Surakarta – Rapat Koordinasi Nasional (Rakornas) VII Pesantren Muhammadiyah memasuki hari kedua pada Rabu, (28/8/2024). Acara yang digelar di Ruang Meeting Lt.2 Gedung Edutorium KH Ahmad Dahlan, Universitas Muhammadiyah Surakarta (UMS), ini menghadirkan Sa’ad Ibrahim, Ketua Pimpinan Pusat (PP) Muhammadiyah, sebagai pembicara utama. Dalam sesi tersebut, Sa’ad memaparkan pentingnya pendayagunaan wakaf dan pengembangan unit usaha dalam upaya mencapai kemandirian pesantren Muhammadiyah.
Rakornas yang diselenggarakan selama tiga hari ini, mulai dari 27 hingga 29 Agustus 2024, berkolaborasi dengan Lembaga Pengembangan Pesantren PP Muhammadiyah (LP2PPM). Acara ini dihadiri oleh sekitar 250 tamu undangan, termasuk para pengurus pesantren dari berbagai wilayah di Indonesia.
Dalam pemaparannya, Sa’ad Ibrahim menekankan bahwa kemandirian ekonomi merupakan salah satu pilar utama dalam pengembangan pesantren. Ia mengawali materi dengan mengingatkan bahwa semua yang dimiliki manusia sejatinya adalah pinjaman dari Allah SWT. “Pemilik hakiki alam semesta ini adalah Allah SWT, dan sebagian dari kepemilikan-Nya (bumi dan seisinya) didelegasikan kepada manusia,” ujar Sa’ad.
Sa’ad menegaskan bahwa manusia harus selalu sadar bahwa apa yang dimiliki saat ini hanyalah titipan, yang sewaktu-waktu dapat diambil kembali oleh Allah SWT. Oleh karena itu, manusia harus bijak dalam mengelola apa yang dimilikinya.

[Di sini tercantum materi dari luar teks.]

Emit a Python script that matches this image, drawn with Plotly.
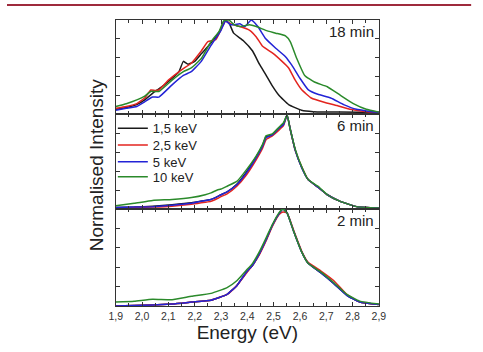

Ia menjelaskan tiga cara utama dalam memperoleh kepemilikan menurut perspektif Islam. Pertama, kepemilikan bisa diperoleh melalui eksplorasi sesuatu yang bersifat mubah. Misalnya, ketika seseorang memancing di sungai atau laut, ikan yang diperoleh menjadi miliknya karena ikan tersebut bersifat mubah. “Demikian pula jika kita menemukan batu yang bagus yang asalnya tidak dimiliki oleh siapapun, lalu kita ambil, itu lalu menjadi milik kita,” tambahnya.
Kedua, kepemilikan bisa diperoleh melalui transaksi, seperti jual beli, hibah, atau wakaf. Sa’ad menggarisbawahi konsep wakaf, yang sering kali disalahpahami oleh banyak orang. “Sering orang mengatakan tanah-tanah yang diwakafkan itu milik Muhammadiyah, tidak,” tegas Sa’ad. Menurutnya, wakaf adalah bentuk pengembalian kepemilikan kepada Allah SWT, bukan kepada manusia atau organisasi.
Ia menekankan bahwa prinsip wakaf adalah tidak diwariskan, tidak dijual, dan tidak diberikan. Namun, hasil dari aset wakaf tersebut dapat dibagikan untuk kemaslahatan umat. Sa’ad memberikan contoh tentang Umar Ibnu Khattab yang mewakafkan tanah di Khaibar, di mana hasil dari pohon kurma di tanah tersebut dibagikan, sedangkan tanahnya tetap menjadi wakaf.
Ketiga, kepemilikan bisa diperoleh melalui warisan. Ketika seseorang wafat, harta yang ditinggalkannya bisa dibagikan sebagian sebagai wasiat dan sebagian lainnya sebagai warisan kepada ahli waris yang berhak.
Melalui pemaparannya, Sa’ad Ibrahim berharap agar para pengelola pesantren Muhammadiyah mampu memanfaatkan wakaf dan mengembangkan unit usaha secara optimal. Dengan demikian, pesantren dapat mencapai kemandirian ekonomi yang tidak hanya bermanfaat bagi internal pesantren, tetapi juga bagi masyarakat luas.